Welche Emittenten sollten Scope mandatieren und warum?

Ganz einfach ausgedrückt, es sollten sich Emittenten von Scope bewerten lassen, die unseren analytischen Ansatz für sinnvoll erachten oder bei Investoren eine andere Positionierung erreichen wollen. Es sollten sich aber auch diejenigen raten lassen, die sich in den vergangenen Jahre kritisch über das Oligopol der drei großen Agenturen geäußert haben.

Auf welcher Basis errechnet Scope die Gebühren für Ratings?

Die Gebührenstruktur ist in Grundzügen mit den bekannten Modellen vergleichbar. Der Emittent bezahlt das Rating. Hierbei gibt es einen Preis für die Ersteinschätzung und die Gebühr für die Überwachung. Daneben werden für die Begebung von Anleihen Emissionsgebühren in Rechnung gestellt. Das Fee-Schedule von Scope ist aber relativ einfach und auch nur zwei Seiten dick; während es bei S&P durchaus sieben oder acht Seiten sind. Unser Preis reflektiert selbstverständlich den Nutzen des Ratings für den Auftraggeber, hier hat Scope derzeit nicht die gleiche Positionierung wie die Großen Drei. In die Gebühren fließt aber auch die günstigere Kostenbasis unseres Hauses ein. Da es bisher nur drei große und in der Regel gleichwertige Konkurrenten gibt, herrscht auf der Einnahmeseite bei diesen Häusern entsprechende Entspannung.

Warum hat sich Stefan Quandt an Scope beteiligt?

Stefan Quandt hat die Idee der Schaffung einer europäischen Agentur gefallen. Er sieht auch die Chancen, die ein solches Projekt mit sich bringt.

Wie hat sich das Eigenkapital entwickelt beziehungsweise über welche EK-Basis verfügt Scope jetzt?

Scope hat in verschiedenen Schritten die Kapitalbasis gestärkt, an der sich bekannte Privatpersonen und institutionelle Anleger beteiligt haben. Dazu gehört auch Stefan Quandt. Wir wollen aber nicht den Eindruck erwecken, dass hiermit das Ziel erreicht und alles gut ist. Der Aufbau einer europäischen Agentur geht weiter. Scope wird weiter Kapital aufnehmen, um weiteres Wachstum zu generieren. Dazu gehört der Ausbau der Sektorenexpertise. Bisher liegt der Schwerpunkt bei Ratings für Firmen aus den Branchen erneuerbare Energien, Immobilien, Auto- und Autozulieferer sowie dem Pharmasektor. Es fehlen im Team aber auch noch lokale Spezialisten beispielsweise aus Frankreich, Italien und Spanien. In diesem Zusammenhang wird Scope an weiteren europäischen Standorten Büros eröffnen.

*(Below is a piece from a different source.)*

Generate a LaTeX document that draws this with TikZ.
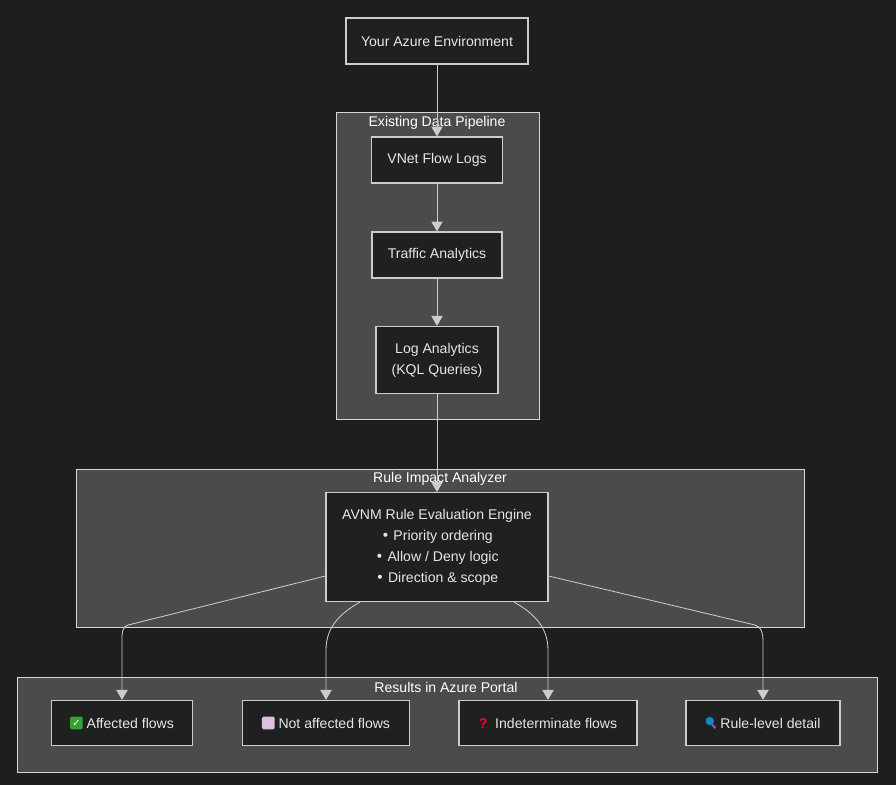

Haben Sie Unterstützung von Key-Investoren im Markt - das heißt, gibt es Friends of Scope, die sich bei Emittenten für Scope einsetzen?

Ein klares Ja und das freut uns. Es gibt eine lange Liste von Investoren, die unser Vorgehen und unsere Analysen schätzen und nutzen. Dazu gehören auch sehr große Anleger. Unterstützung gibt es auch von zahlreichen deutschen Investoren.

Werden Sie von Fitch, Moody's und S&P schon als Konkurrent wahrgenommen?

Die drei großen Agenturen haben Scope wohl nicht auf dem Radarschirm. Sie sehen zwar, dass Analysten von ihnen zu uns wechseln, aber das war es schon. Als angsteinflößende Konkurrenz werden wir noch eine ganze Weile nicht gesehen.